#### Supplied data

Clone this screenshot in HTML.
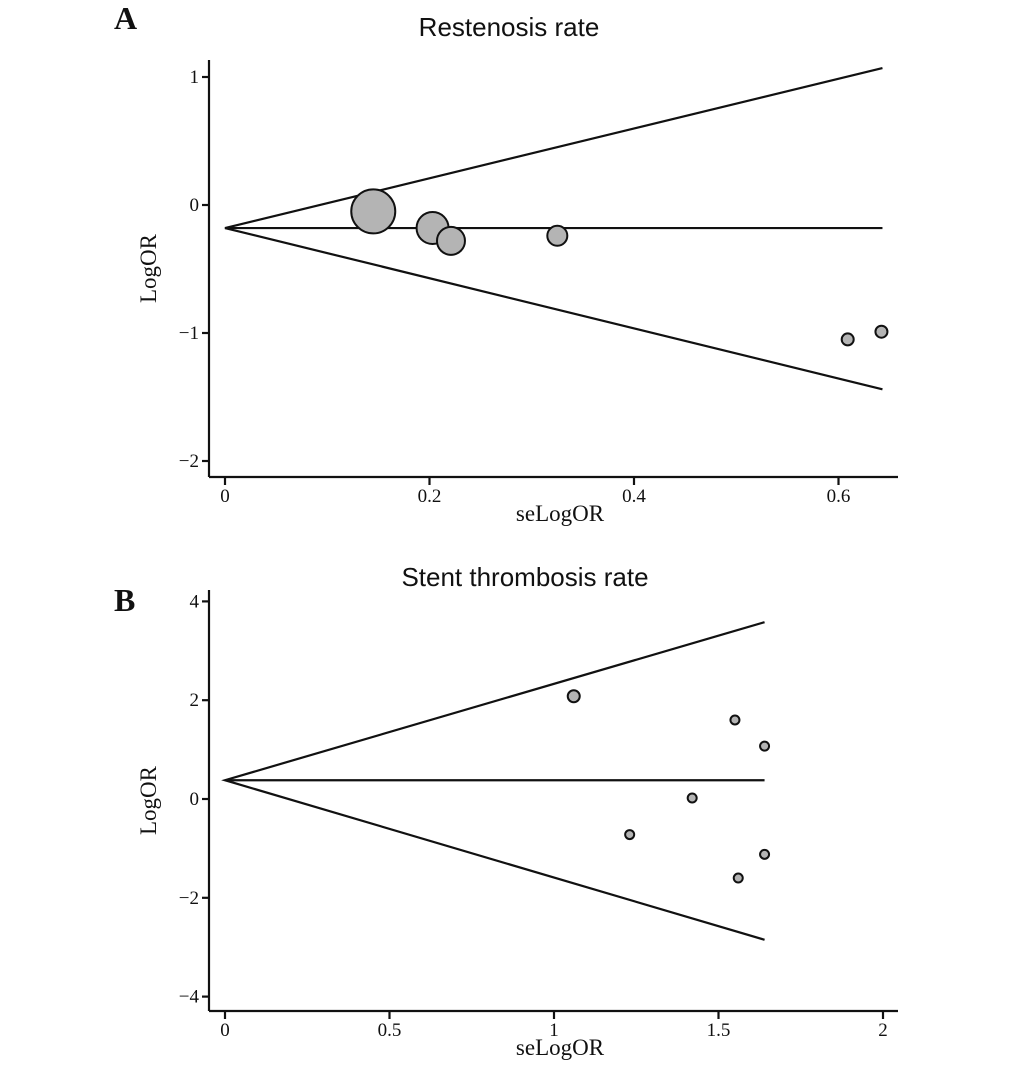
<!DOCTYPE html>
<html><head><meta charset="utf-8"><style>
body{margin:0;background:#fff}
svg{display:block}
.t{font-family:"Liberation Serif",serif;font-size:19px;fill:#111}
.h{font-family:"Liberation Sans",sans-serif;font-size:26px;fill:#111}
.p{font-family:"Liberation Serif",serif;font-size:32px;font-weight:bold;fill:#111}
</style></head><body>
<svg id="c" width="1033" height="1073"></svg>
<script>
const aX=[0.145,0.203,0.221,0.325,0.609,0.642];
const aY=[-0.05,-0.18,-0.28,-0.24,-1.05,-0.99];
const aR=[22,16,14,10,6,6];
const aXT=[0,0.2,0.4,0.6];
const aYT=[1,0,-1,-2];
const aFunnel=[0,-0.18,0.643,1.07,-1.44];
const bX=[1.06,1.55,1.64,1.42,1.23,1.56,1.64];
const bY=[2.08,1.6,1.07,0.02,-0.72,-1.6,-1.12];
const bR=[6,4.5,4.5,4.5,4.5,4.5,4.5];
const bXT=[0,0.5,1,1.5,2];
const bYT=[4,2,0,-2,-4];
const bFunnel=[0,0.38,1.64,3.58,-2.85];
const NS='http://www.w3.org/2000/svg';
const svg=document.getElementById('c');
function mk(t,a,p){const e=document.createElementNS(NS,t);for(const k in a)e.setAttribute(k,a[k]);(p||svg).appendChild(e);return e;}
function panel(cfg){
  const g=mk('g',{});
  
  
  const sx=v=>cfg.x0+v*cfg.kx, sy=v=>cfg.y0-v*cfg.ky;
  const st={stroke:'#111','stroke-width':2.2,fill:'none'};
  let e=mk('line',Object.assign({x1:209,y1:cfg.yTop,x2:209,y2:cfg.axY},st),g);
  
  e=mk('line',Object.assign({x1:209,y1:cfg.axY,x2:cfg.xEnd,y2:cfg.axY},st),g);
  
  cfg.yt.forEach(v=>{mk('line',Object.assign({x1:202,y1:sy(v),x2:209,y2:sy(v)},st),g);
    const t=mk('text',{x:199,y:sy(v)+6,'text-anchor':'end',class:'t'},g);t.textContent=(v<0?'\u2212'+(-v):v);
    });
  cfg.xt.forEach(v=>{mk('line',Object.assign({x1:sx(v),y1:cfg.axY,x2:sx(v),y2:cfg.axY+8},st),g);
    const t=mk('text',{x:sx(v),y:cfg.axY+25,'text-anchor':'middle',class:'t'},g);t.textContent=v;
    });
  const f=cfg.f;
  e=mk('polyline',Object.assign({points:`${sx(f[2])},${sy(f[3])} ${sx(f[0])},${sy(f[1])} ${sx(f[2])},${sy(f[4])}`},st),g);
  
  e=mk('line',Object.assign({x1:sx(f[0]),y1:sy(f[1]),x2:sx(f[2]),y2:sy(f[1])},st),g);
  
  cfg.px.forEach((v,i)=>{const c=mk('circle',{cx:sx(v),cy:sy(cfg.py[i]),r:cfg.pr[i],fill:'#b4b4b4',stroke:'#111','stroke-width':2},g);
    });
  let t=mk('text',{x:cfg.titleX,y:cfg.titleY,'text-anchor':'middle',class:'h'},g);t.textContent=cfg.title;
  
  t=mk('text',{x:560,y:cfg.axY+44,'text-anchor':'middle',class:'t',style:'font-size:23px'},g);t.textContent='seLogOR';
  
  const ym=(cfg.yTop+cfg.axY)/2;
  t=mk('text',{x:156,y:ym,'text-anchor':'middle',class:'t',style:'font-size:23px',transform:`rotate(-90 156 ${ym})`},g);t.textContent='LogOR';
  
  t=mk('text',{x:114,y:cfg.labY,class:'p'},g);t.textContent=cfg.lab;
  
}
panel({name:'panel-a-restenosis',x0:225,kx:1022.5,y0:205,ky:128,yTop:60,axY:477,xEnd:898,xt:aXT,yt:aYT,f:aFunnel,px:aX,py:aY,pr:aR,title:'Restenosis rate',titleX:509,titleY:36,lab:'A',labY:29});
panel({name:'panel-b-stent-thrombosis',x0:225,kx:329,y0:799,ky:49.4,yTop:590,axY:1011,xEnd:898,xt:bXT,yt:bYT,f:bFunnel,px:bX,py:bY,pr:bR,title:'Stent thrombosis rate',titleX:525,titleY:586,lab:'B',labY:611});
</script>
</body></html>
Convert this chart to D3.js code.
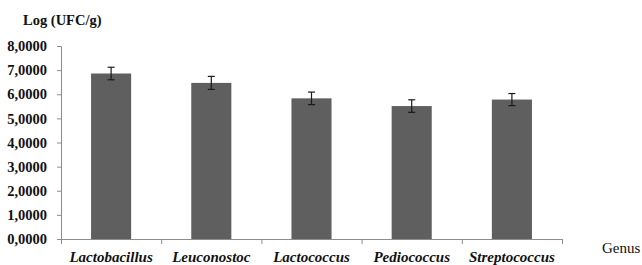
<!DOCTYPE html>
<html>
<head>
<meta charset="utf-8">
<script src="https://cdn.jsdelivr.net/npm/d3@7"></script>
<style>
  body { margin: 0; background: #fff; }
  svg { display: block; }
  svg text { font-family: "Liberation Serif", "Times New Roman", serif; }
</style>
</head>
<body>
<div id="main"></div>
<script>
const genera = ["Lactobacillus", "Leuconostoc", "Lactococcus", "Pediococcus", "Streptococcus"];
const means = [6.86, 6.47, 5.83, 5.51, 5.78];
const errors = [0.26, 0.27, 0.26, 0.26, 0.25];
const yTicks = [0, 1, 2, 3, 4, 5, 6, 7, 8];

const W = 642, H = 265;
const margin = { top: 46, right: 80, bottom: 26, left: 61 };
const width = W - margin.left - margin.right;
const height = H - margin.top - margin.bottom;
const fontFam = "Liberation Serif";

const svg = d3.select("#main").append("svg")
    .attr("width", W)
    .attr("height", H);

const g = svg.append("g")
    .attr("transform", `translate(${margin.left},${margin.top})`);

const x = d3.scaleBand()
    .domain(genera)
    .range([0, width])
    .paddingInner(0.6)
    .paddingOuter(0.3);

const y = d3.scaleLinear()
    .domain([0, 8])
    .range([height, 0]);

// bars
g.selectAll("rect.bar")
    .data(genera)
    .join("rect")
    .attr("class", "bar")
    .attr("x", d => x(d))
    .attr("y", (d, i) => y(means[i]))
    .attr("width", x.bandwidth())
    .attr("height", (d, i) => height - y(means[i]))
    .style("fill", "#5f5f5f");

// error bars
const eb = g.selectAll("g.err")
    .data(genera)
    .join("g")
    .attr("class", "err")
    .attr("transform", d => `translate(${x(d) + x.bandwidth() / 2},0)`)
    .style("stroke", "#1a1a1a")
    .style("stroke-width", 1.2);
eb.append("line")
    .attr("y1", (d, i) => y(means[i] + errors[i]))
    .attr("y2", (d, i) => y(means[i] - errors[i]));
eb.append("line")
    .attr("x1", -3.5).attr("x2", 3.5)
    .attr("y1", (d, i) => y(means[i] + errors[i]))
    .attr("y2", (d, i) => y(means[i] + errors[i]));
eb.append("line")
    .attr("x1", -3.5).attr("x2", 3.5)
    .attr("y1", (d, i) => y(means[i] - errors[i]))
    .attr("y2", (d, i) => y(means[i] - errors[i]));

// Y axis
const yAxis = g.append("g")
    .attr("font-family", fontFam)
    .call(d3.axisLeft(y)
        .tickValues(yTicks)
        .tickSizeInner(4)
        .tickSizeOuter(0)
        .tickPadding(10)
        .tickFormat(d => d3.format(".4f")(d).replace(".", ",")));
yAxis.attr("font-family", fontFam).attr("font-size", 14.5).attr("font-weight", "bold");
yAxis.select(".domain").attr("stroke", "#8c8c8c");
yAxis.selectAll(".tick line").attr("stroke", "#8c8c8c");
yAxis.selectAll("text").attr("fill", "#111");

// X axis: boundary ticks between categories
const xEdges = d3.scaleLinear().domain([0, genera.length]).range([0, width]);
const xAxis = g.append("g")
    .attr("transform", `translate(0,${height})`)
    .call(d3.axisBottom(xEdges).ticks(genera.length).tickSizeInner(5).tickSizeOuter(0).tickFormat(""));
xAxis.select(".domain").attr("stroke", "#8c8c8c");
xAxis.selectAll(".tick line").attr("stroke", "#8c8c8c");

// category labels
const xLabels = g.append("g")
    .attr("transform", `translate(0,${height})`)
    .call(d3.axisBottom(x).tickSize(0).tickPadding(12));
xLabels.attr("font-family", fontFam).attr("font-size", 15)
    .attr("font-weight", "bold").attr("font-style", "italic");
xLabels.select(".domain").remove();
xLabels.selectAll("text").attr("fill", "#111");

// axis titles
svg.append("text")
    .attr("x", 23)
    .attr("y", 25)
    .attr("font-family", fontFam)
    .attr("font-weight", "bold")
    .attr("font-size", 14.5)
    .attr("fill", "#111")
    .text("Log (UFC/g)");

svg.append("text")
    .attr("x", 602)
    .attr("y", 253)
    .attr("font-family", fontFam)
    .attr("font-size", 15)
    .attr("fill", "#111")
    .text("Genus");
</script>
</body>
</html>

########

● **What is being asked**: Within the listing above, work out how many lines contain the string "this", and reply with that number only.

● **Written solution**: 2